Ближе к концу ужина Гильермо рассказал мне правду про тигровую шкуру. Он добыл тигра не в одиночку. Стреляли все. Было невозможно сказать, чей выстрел оказался роковым. Но поскольку Гильермо был иностранным гостем, китайцы решили сделать ему подарок.
– Так что, Робби, твой Гильермо не такой уж герой.
Глава 14Добро и зло
София, в которую я вернулся в октябре 1990 г., опять на поезде из Румынии, стала совсем другим городом по сравнению с тем, что я видел раньше. Труп Димитрова кремировали, и белый неоклассический мавзолей напротив «Гранд-отеля Болгария» был исписан антикоммунистическими граффити. Люди не шептались, а громко смеялись и ругались прямо на улицах. В городских парках торговали иконами и другими предметами религиозного культа. Вместо одной газеты «Работническо дело» («Рабочее дело»), которую никто не читал, появилось множество газет, которые читали все. Церкви в византийском и неовизантийском стиле выглядели не внушающими страх классическими памятниками прошлого, как раньше, а казались органическим компонентом сегодняшнего дня, не искажающим общественную жизнь, а способствующим ее оздоровлению. До падения Живкова в ноябре 1989 г. в эти церкви постоянно заходило немного прихожан, в основном пожилых людей. Сейчас в них бурлила жизнь. Молодежь и старики стояли в очереди, чтобы купить восковые свечи. Запомнилась одна симпатичная брюнетка в потоке желтого света, льющегося из витражных окон, которая опустилась на колени и целовала икону.
Гильермо нашел меня в холле отеля. Он был в элегантном коричневом костюме, голубой рубашке в тонкую полоску, при красном галстуке и такого же цвета платке в нагрудном кармане. Ему было шестьдесят шесть, но выглядел он моложе, чем раньше.

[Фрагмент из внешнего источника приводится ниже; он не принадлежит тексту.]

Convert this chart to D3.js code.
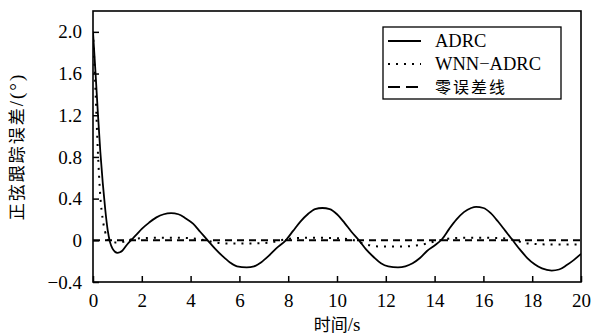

– Дорогой мой, извини, но я просто очень занят последнее время. Робби, я теперь стрингер агентства UPI, а в Софии столько новостей! Робби, мы в глубоком экономическом кризисе. Это хуже чем Балканские войны. Тогда мы, по крайней мере, были все заодно в борьбе против сербов и прочих. Сейчас болгары раскололись. В парламенте все говорят и говорят. Когда мы увидим какие-то действия? Неужели они не понимают, что народ ждет новых законов? У нас в Болгарии стало слишком много демократии…
Я отвел Гильермо через площадь в «Венское кафе» при отеле «Шератон», который открылся уже после моего последнего приезда в Софию. Гильермо быстро прикончил капучино с куском земляничного торта, густо приправленного взбитыми сливками, и стал извлекать бумаги из портфеля.
Он был неудержим в намерении пересказать мне слово в слово обе свои последние статьи для UPI – одну о дефиците горючего, другую о борьбе за власть между коммунистами, которые теперь называли себя «социалистами», и оппозиционным Союзом демократических сил (СДС).